Students were introduced to parallel lines in grade 4. While the standards do not explicitly state that students must work with parallelograms in grades 3–5, the geometry standards in those grades invite students to learn about and explore quadrilaterals of all kinds. The K–6 Geometry Progression gives examples of the kinds of work that students can do in this domain, including work with parallelograms.
In this lesson, students analyze the defining attributes of parallelograms, observe other properties that follow from that definition, and use reasoning strategies from previous lessons to find the areas of parallelograms.
By decomposing and rearranging parallelograms into rectangles, and by enclosing a parallelogram in a rectangle and then subtracting the area of the extra regions, students begin to see that parallelograms have related rectangles that can be used to find the area.
Throughout the lesson, students encounter various parallelograms that, because of their shape, encourage the use of certain strategies. For example, some can be easily decomposed and rearranged into a rectangle. Others—such as ones that are narrow and stretched out—may encourage students to enclose them in rectangles and subtract the areas of the extra pieces (two right triangles).
After working with a series of parallelograms, students attempt to generalize (informally) the process of finding the area of any parallelogram (MP8).

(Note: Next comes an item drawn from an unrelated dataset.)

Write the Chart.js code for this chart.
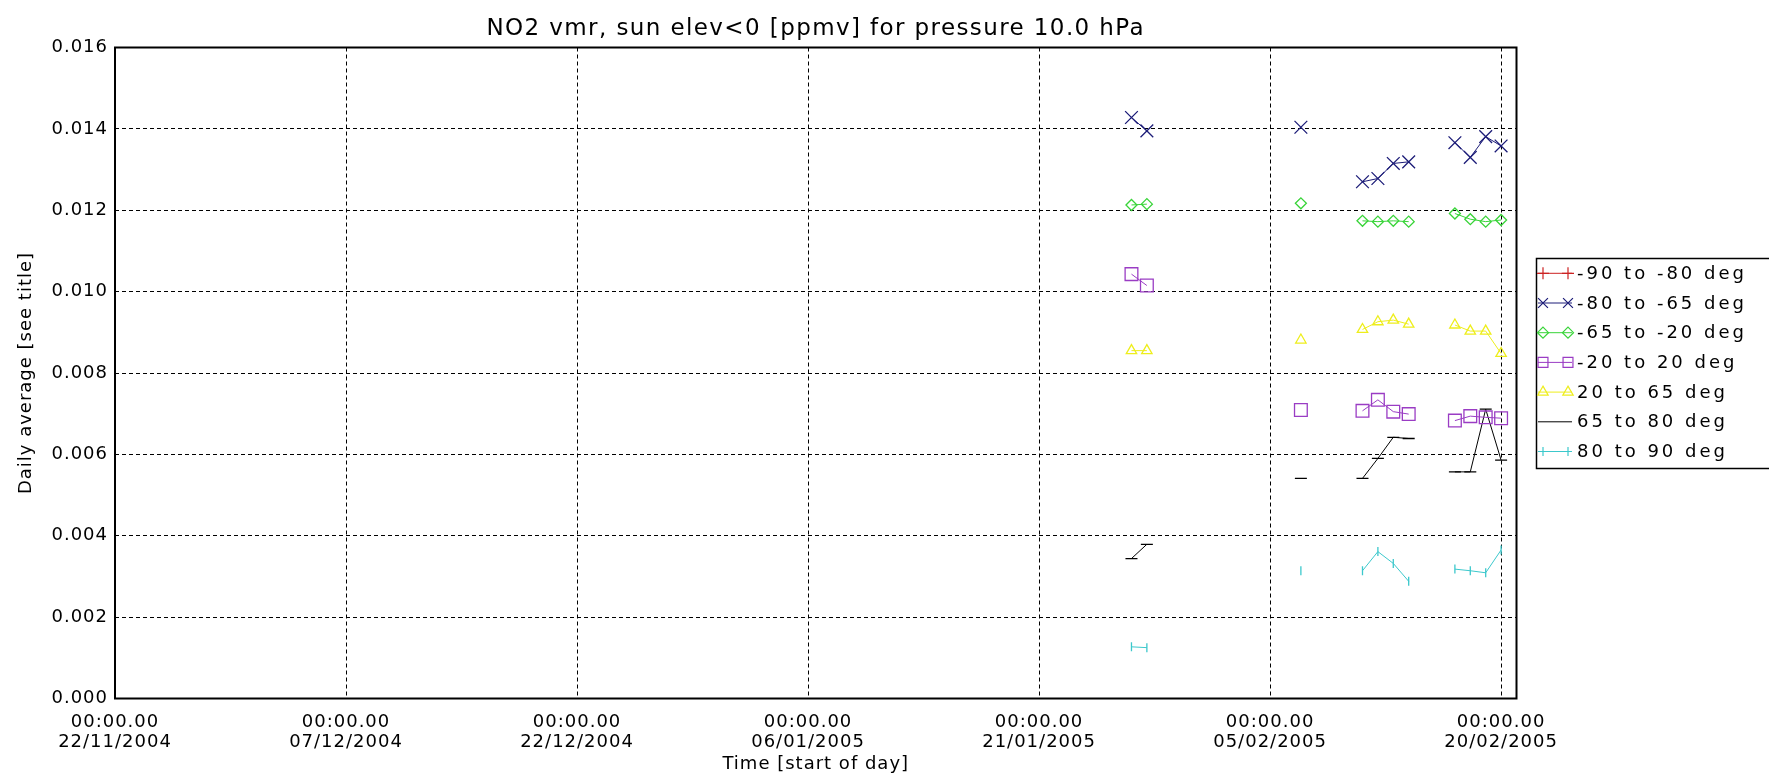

Note that these materials use the “dot” notation (for example \(2 \boldcdot 3\)) to represent multiplication instead of the “cross” notation (for example \(2 \times 3\)). This is because students will be writing many algebraic expressions and equations in this course, sometimes involving the letter \(x\) used as a variable. This notation will be new for many students, and they will need explicit guidance in using it.
- Compare and contrast (orally) different strategies for determining the area of a parallelogram.
- Describe (orally and in writing) observations about the opposites sides and opposite angles of parallelograms.
- Explain (orally and in writing) how to find the area of a parallelogram by rearranging or enclosing it in a rectangle.
Let’s investigate the features and area of parallelograms.
- I can use reasoning strategies and what I know about the area of a rectangle to find the area of a parallelogram.
- I know how to describe the features of a parallelogram using mathematical vocabulary.
A parallelogram is a type of quadrilateral that has two pairs of parallel sides.
Here are two examples of parallelograms.
A quadrilateral is a type of polygon that has 4 sides. A rectangle is an example of a quadrilateral. A pentagon is not a quadrilateral, because it has 5 sides.